Instructions for the task - Repeat verbatim only the lines from the one with "Recreate this image as a Python" through the one with "plt.rcParams['font.family'] = ['Liberation", both ends kept. Pictures stay out.
──────── Information provided ────────
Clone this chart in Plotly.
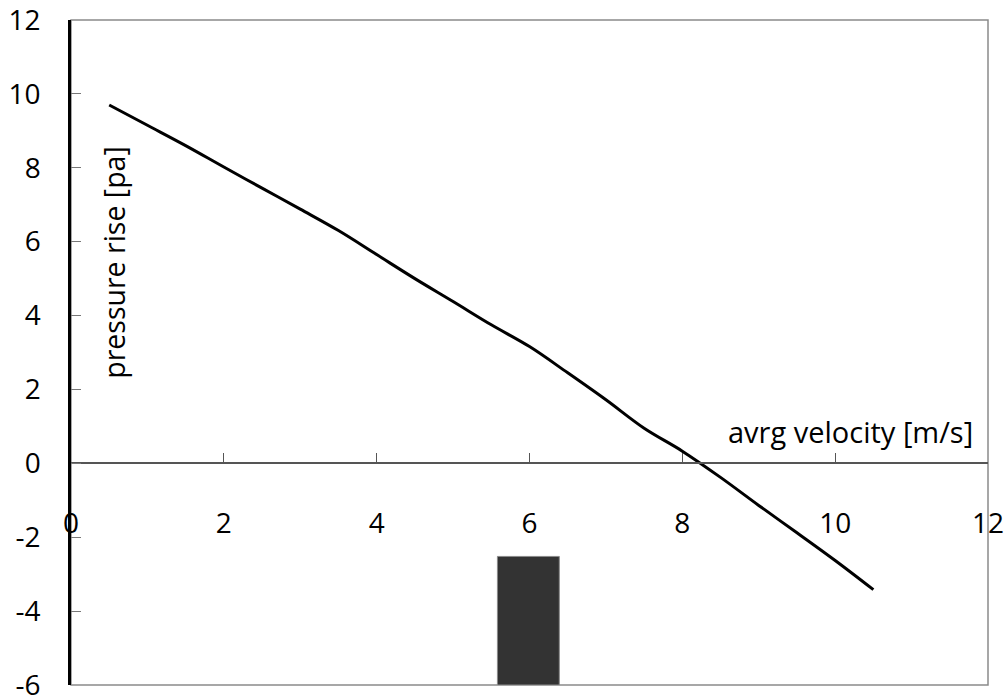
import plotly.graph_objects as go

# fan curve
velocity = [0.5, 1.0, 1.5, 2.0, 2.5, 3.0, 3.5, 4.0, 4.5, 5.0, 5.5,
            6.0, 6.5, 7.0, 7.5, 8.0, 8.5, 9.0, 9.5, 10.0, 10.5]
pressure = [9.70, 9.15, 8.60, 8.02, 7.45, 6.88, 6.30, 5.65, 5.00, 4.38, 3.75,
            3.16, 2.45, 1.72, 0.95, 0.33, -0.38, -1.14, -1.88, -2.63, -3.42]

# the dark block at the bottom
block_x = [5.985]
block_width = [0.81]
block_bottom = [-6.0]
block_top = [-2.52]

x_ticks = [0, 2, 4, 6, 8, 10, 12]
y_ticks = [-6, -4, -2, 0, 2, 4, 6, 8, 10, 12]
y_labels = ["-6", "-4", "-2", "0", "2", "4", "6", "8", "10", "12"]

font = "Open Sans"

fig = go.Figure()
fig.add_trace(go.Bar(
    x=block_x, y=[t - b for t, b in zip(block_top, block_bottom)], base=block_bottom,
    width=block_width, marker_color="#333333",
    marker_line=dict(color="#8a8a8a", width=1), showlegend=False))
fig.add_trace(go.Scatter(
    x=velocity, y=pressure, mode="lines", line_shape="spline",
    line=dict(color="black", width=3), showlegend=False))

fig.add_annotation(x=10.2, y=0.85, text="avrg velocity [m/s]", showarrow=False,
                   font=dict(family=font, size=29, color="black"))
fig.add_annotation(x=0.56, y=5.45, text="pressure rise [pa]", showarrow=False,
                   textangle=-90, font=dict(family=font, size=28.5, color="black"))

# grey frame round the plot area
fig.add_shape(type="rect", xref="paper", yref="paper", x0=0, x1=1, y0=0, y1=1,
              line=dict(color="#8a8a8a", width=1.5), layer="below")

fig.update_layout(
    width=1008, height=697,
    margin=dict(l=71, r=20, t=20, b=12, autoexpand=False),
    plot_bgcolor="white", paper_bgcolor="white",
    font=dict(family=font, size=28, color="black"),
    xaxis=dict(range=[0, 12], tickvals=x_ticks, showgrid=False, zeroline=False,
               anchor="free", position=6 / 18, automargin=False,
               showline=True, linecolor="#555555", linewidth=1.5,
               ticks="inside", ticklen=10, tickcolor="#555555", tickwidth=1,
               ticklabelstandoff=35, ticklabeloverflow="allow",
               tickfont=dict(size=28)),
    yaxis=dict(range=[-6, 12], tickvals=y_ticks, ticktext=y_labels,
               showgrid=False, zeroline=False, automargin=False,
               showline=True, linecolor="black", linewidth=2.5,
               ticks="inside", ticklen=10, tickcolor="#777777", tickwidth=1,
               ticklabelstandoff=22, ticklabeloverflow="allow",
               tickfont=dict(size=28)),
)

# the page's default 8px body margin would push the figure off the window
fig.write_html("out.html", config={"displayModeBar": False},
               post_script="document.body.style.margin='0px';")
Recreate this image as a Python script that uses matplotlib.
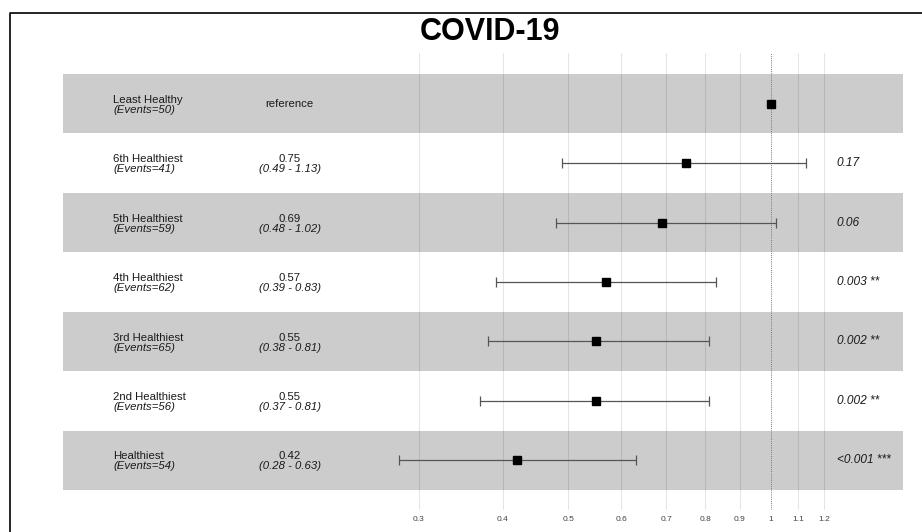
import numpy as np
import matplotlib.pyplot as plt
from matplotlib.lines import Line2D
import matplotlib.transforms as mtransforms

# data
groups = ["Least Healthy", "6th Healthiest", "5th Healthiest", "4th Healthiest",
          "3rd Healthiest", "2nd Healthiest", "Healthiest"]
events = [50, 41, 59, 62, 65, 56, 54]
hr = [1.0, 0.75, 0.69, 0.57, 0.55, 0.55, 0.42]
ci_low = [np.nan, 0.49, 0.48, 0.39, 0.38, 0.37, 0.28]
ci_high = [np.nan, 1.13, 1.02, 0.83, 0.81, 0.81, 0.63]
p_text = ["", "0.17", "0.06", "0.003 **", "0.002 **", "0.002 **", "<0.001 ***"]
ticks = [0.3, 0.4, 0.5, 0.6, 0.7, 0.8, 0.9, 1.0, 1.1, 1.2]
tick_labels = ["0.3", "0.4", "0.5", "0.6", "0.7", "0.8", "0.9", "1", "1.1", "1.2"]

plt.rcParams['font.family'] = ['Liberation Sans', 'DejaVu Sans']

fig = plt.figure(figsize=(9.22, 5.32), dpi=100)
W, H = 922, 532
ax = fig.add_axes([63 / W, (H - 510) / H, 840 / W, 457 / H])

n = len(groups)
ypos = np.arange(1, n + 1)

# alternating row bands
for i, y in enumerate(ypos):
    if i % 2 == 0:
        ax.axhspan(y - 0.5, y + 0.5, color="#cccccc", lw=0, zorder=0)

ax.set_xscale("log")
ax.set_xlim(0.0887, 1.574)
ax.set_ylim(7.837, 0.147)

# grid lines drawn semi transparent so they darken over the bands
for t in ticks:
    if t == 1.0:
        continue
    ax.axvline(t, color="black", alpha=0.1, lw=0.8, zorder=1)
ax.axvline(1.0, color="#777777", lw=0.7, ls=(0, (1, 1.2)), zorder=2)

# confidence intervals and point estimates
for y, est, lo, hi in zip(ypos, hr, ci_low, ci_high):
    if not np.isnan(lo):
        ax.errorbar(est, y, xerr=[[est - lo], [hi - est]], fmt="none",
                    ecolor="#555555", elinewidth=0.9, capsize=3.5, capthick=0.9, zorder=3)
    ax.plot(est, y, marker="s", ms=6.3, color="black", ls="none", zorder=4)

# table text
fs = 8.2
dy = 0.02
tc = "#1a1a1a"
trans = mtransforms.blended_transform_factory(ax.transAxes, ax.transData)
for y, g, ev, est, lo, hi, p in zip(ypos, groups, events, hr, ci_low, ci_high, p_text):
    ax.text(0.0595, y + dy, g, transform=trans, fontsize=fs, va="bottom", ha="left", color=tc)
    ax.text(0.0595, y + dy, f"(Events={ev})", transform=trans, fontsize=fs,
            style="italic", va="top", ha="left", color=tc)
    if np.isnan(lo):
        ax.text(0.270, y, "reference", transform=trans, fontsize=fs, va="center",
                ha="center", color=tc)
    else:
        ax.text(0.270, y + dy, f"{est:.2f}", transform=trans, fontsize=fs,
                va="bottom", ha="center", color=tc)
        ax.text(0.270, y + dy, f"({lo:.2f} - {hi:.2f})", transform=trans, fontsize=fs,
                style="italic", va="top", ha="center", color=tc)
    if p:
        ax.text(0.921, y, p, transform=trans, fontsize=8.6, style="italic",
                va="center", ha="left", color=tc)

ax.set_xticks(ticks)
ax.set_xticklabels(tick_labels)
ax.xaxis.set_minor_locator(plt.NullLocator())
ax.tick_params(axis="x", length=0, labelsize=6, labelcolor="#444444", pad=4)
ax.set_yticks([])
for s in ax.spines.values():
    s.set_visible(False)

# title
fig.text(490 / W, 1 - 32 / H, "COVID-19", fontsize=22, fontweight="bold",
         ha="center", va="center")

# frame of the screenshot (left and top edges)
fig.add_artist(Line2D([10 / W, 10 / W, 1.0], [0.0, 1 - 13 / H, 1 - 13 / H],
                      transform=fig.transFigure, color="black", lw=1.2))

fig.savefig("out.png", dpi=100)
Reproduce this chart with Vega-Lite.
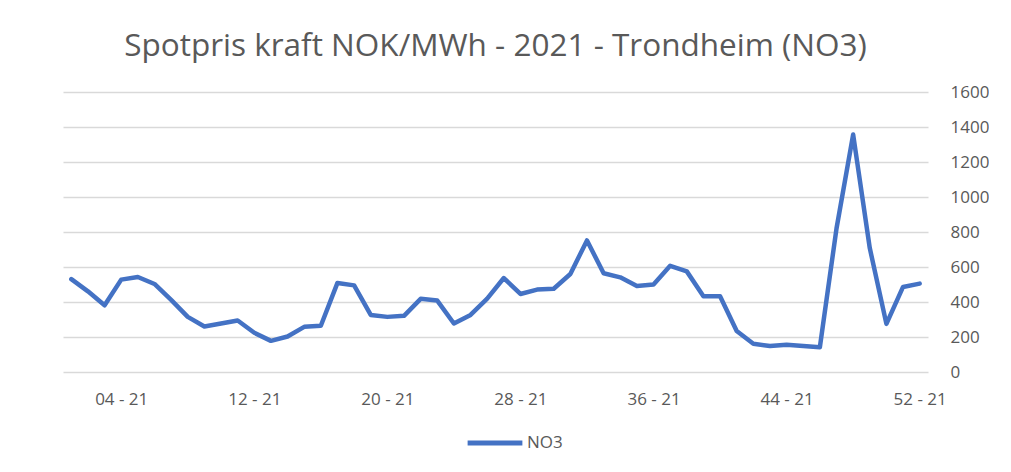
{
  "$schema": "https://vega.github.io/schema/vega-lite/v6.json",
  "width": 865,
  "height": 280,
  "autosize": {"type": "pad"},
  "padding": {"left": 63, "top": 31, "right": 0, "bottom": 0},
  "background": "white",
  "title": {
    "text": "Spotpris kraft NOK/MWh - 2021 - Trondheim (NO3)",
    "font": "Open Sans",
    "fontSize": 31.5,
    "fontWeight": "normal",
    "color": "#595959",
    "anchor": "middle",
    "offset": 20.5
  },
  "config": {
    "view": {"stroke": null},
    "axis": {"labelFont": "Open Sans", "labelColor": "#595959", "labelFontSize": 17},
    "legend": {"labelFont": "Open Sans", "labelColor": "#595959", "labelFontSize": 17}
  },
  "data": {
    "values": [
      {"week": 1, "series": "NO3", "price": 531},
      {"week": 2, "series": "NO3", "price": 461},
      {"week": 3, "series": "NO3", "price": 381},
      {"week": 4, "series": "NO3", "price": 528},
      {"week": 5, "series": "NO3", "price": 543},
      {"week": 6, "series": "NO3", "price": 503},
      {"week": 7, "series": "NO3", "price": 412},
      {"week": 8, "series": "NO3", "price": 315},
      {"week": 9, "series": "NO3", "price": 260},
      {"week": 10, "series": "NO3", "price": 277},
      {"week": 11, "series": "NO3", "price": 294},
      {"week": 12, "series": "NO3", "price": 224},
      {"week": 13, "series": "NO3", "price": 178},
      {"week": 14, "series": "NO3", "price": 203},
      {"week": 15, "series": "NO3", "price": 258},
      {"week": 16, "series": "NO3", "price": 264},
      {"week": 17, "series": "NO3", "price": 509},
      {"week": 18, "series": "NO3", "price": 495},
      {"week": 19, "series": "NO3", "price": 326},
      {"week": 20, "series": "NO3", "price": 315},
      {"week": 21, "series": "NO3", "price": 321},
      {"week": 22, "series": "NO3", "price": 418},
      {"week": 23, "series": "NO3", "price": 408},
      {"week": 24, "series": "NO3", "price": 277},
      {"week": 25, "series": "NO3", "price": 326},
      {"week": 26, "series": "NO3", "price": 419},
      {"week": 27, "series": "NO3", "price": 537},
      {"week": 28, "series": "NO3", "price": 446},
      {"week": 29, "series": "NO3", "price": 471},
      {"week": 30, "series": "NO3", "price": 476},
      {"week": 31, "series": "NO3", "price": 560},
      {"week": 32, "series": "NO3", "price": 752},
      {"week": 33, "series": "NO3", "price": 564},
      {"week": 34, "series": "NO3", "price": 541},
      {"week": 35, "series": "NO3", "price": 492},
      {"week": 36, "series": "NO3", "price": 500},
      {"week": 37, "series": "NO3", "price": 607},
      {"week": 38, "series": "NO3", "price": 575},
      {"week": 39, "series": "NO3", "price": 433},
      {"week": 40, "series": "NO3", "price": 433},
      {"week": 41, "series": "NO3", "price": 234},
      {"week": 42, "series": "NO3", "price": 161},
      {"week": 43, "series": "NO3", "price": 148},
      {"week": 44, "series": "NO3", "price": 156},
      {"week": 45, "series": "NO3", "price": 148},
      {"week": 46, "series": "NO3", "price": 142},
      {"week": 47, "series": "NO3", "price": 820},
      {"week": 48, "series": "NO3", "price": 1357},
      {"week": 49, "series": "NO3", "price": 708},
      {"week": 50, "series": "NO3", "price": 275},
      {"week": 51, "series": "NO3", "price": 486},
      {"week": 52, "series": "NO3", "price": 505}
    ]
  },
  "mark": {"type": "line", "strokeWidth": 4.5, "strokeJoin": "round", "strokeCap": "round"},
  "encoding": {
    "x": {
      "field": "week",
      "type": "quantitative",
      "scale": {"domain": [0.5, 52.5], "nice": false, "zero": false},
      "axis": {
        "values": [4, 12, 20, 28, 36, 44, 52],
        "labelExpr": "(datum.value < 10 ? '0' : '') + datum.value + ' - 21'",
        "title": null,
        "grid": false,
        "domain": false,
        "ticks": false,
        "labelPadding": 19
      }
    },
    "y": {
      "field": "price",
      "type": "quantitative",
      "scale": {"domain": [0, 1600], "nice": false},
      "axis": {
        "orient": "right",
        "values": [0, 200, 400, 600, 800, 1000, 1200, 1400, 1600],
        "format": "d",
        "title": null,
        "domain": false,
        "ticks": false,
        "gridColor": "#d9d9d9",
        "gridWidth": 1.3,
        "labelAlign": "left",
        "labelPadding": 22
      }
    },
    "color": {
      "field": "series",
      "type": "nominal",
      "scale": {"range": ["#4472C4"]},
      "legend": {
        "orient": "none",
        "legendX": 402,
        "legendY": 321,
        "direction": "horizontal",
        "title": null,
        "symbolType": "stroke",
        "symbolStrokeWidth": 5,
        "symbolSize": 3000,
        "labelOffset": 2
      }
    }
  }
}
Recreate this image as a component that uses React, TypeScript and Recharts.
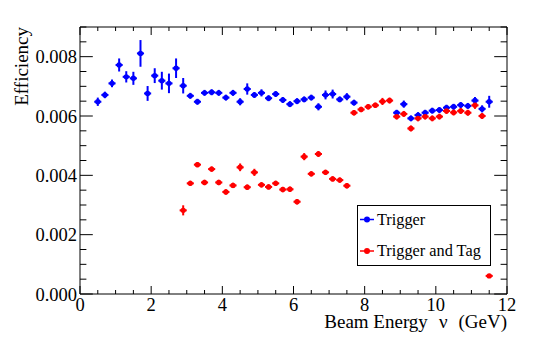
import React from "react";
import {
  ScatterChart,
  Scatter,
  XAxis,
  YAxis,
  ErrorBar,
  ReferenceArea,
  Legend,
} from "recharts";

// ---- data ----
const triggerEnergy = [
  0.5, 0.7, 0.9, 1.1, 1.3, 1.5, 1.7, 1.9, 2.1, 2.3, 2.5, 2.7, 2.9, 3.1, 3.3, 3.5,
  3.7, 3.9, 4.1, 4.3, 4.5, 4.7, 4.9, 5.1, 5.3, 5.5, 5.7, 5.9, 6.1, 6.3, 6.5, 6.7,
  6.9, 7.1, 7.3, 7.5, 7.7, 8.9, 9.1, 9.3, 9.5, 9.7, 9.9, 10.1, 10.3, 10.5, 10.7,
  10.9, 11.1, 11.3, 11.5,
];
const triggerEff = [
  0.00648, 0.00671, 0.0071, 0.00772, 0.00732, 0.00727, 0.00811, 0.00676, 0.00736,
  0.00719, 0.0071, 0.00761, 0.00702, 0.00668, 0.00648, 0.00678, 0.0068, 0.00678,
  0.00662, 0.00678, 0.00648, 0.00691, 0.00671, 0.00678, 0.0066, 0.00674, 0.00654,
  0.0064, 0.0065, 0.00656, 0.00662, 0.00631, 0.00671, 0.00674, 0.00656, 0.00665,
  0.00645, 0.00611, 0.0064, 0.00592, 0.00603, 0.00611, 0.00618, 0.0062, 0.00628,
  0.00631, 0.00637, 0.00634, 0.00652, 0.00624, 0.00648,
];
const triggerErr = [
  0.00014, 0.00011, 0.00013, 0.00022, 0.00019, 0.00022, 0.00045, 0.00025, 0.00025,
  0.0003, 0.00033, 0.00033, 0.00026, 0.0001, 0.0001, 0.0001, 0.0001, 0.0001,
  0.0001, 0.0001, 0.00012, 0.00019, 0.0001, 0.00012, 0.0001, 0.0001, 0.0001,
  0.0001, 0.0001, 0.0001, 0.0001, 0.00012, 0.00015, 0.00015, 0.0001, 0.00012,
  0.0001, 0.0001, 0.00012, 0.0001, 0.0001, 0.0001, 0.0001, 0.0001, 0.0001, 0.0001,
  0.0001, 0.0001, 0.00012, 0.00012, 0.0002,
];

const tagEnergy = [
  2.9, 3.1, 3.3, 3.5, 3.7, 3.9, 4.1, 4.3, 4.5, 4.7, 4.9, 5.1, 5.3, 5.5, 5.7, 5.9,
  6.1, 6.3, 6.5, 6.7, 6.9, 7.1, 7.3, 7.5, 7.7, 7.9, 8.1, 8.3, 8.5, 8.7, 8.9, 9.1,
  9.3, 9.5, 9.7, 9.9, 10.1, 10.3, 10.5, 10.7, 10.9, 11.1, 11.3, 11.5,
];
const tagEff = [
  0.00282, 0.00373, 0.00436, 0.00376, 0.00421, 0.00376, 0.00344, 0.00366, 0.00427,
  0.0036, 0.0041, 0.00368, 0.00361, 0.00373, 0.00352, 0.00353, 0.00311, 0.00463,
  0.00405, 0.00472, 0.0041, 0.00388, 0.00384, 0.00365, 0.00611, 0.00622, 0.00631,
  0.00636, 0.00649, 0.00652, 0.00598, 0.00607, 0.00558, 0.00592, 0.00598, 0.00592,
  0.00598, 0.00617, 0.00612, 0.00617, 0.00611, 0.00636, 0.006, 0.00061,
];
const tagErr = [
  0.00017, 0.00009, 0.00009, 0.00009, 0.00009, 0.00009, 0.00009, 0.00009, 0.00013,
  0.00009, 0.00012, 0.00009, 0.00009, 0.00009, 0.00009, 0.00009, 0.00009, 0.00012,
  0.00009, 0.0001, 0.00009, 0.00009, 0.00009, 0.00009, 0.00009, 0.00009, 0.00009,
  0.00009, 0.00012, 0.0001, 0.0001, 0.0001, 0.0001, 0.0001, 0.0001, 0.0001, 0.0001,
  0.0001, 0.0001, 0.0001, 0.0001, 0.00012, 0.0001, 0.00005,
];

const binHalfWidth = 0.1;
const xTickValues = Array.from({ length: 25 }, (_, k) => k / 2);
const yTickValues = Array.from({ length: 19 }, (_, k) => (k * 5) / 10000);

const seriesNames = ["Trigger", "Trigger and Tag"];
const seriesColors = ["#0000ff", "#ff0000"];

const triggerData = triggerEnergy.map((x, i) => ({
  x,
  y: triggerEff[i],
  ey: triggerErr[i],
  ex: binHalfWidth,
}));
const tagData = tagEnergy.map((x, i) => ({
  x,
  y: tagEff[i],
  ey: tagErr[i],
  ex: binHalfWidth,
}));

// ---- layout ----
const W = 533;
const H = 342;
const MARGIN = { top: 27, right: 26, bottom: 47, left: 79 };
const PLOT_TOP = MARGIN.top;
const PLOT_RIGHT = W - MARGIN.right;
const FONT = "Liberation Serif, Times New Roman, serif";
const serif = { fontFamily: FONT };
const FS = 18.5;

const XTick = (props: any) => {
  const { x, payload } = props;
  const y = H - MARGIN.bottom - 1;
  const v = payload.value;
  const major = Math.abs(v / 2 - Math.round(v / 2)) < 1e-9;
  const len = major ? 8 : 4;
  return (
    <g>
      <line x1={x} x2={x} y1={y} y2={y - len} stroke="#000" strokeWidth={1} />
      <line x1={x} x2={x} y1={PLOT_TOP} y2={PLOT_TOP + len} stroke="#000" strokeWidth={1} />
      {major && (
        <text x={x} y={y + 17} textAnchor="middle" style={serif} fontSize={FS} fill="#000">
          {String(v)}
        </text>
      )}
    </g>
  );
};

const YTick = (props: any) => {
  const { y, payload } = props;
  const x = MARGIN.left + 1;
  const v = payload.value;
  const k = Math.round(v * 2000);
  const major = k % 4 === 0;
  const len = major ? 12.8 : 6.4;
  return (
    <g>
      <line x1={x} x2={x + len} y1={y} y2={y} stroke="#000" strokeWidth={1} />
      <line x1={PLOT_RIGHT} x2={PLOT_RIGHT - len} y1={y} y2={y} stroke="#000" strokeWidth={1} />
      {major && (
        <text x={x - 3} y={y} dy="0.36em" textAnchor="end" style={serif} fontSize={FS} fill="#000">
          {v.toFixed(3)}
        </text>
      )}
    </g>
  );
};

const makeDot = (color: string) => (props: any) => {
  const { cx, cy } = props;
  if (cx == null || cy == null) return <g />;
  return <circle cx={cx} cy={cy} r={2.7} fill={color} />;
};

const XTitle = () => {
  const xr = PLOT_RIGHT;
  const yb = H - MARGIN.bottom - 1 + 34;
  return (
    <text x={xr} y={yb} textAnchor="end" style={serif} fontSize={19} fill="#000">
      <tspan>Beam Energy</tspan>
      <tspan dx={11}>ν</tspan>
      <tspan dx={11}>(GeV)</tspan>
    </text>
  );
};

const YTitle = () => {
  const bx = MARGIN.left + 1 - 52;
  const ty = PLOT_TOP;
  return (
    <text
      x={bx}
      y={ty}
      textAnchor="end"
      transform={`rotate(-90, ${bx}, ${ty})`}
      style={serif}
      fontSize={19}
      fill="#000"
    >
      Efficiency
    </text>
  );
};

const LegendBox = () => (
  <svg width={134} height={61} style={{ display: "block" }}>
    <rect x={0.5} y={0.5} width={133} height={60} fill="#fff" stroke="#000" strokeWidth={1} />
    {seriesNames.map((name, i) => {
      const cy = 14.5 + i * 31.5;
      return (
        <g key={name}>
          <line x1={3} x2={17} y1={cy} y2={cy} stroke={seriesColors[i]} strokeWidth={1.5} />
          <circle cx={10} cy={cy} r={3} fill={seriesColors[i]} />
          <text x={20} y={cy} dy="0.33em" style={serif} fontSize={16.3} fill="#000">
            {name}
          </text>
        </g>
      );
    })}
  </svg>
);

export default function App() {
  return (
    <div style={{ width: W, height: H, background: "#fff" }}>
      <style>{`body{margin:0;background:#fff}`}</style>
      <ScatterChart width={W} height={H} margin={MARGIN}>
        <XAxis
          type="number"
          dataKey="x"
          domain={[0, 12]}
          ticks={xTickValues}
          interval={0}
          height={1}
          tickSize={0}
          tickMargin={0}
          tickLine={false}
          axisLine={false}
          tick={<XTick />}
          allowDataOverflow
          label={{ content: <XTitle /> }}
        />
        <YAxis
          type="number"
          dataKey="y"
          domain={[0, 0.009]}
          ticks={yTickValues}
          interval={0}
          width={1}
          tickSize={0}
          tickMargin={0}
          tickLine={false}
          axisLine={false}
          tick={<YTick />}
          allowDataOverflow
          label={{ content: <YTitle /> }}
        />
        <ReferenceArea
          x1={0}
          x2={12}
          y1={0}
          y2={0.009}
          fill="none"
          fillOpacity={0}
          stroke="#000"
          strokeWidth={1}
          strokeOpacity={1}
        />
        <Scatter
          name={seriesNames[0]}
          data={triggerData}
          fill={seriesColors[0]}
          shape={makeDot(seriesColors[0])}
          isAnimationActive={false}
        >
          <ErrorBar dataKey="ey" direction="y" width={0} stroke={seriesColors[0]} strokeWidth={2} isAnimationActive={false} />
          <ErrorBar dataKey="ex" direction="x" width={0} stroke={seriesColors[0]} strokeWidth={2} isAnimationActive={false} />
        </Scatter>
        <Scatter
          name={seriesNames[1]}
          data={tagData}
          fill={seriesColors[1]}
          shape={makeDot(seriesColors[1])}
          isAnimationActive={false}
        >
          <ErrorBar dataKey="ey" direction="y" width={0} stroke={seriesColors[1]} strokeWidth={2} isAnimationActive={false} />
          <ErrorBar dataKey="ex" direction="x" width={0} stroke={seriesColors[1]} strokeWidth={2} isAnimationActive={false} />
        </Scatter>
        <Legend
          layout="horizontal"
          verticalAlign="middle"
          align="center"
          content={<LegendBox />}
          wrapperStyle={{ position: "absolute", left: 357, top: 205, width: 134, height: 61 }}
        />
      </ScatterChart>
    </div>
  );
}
────────
Result for this task -
Recreate this image as a Python script that uses matplotlib.
import numpy as np
import matplotlib.pyplot as plt
from matplotlib.lines import Line2D
import matplotlib.transforms as mtransforms

# data
groups = ["Least Healthy", "6th Healthiest", "5th Healthiest", "4th Healthiest",
          "3rd Healthiest", "2nd Healthiest", "Healthiest"]
events = [50, 41, 59, 62, 65, 56, 54]
hr = [1.0, 0.75, 0.69, 0.57, 0.55, 0.55, 0.42]
ci_low = [np.nan, 0.49, 0.48, 0.39, 0.38, 0.37, 0.28]
ci_high = [np.nan, 1.13, 1.02, 0.83, 0.81, 0.81, 0.63]
p_text = ["", "0.17", "0.06", "0.003 **", "0.002 **", "0.002 **", "<0.001 ***"]
ticks = [0.3, 0.4, 0.5, 0.6, 0.7, 0.8, 0.9, 1.0, 1.1, 1.2]
tick_labels = ["0.3", "0.4", "0.5", "0.6", "0.7", "0.8", "0.9", "1", "1.1", "1.2"]

plt.rcParams['font.family'] = ['Liberation Sans', 'DejaVu Sans']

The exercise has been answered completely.